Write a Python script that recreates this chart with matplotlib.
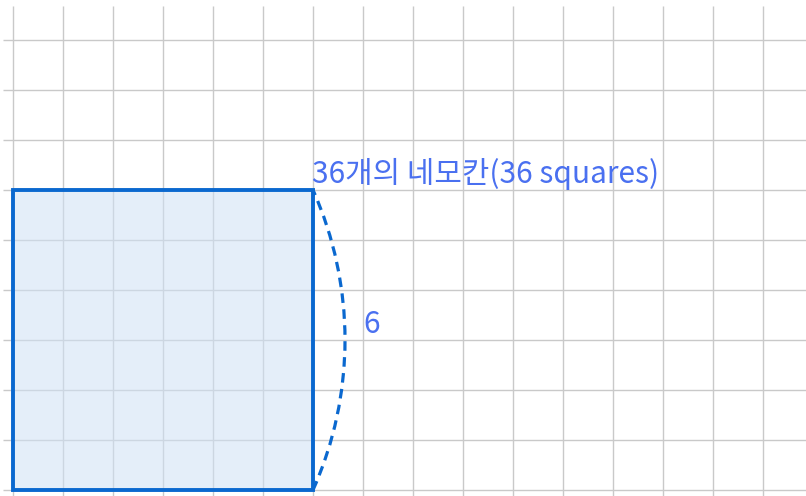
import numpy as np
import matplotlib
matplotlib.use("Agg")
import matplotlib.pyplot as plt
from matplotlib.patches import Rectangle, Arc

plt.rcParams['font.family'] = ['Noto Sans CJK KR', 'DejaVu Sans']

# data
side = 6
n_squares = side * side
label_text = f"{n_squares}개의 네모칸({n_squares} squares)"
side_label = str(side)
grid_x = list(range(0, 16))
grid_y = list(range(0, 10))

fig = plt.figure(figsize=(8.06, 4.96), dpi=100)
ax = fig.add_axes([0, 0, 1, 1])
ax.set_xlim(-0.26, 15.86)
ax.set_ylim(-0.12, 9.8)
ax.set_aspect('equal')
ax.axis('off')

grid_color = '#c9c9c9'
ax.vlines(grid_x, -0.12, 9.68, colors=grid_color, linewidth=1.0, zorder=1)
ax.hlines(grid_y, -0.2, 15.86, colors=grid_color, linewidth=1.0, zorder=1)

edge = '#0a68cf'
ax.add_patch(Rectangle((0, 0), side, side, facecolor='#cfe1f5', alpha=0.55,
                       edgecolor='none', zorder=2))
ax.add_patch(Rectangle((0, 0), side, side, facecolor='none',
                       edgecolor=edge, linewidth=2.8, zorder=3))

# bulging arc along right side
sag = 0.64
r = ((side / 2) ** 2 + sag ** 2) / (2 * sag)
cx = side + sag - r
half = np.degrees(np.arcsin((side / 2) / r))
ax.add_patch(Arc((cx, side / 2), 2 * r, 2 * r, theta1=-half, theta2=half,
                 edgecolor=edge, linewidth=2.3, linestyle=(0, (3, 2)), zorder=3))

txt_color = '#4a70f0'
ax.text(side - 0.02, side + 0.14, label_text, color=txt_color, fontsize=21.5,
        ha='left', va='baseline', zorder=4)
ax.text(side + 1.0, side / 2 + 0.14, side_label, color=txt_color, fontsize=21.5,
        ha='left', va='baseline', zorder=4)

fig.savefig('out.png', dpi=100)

WORK INSTRUCTIONS >> Work out how many lines of the listing above include the word "matplotlib". Reply with nothing but the count.

THE SOLUTION >> 5